Sommige gegevens en uitspraken zijn sinds het verschijnen van Kantoorlog achterhaald. Maar dat zijn details. Geen detail is dat – al dan niet vrijwillig – de uittocht ‘uit’ organisaties enorm is toegenomen. Het leger ongebonden, zelfstandig werkenden (en ‘werklozen’) is een substantiële factor op de arbeidsmarkt. En groeiende. Of dat zo blijft… de crisis zal het leren.

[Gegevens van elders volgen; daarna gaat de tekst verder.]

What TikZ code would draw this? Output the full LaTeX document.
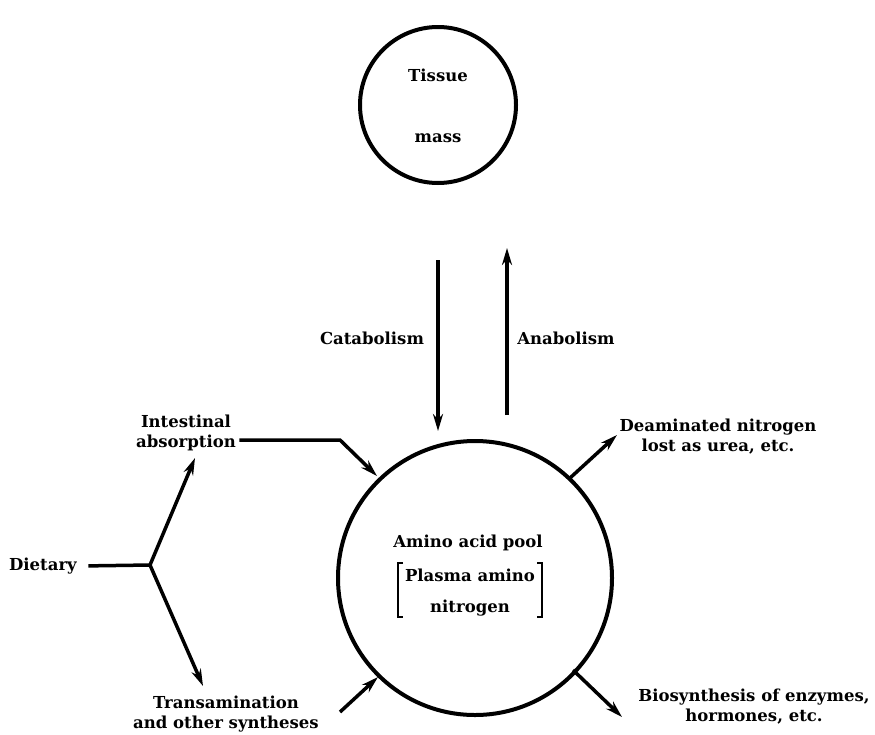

Verder hoef je de krant maar open te slaan om te weten dat Kantoorlog actueler is dan ooit. Dagelijks worden misstanden in, door en van organisaties onthuld en doen klokkenluiders hun boekjes open. De woede van velen over het ongebreideld kapitalisme, de teleurstelling in de ‘vrije markten’, de bonussen, het graaien, het mislukken van schaalvergrotende organisaties, de dreigende ineenstorting van complete sectoren (zorg? onderwijs? banken!), de kritiek is niet van de lucht. Misschien zou dat juist een reden zijn om te zeggen dat het boek Kantoorlog achterhaald is: de ontmaskering is immers dagelijkse kost.
Is er perspectief?
Je zou bijna denken dat het nooit meer goed komt met die organisaties. Tja, dat is waarschijnlijk ook een kwestie van geloven. Persoonlijk denk ik dat de ‘ugly face’ van organisaties onlosmakelijk bij organiseren hoort. Organisaties zijn hefbomen van menselijke eigenschappen, en sommige van die menselijke eigenschappen zijn nou eenmaal erg kwalijk.
Tegelijkertijd is dat nog geen reden om organisaties categorisch als verdacht en mislukt aan de kant te schuiven. Er zijn voorbeelden die laten zien dat er ook mensen zijn die het anders willen. Buurtzorg bijvoorbeeld, maar ook learning communities als Slow Management en de hele Rijnlandse beweging. Ik merk ook in mijn eigen adviespraktijk dat er zoveel mensen van goede wil zijn, die zoeken naar zingevende oplossingen en naar positieve krachten in het ontwikkelen van organisaties en professionals. Want voorlopig zijn we nog niet van ze af: organisaties, je kunt niet met, maar ook niet zonder ze.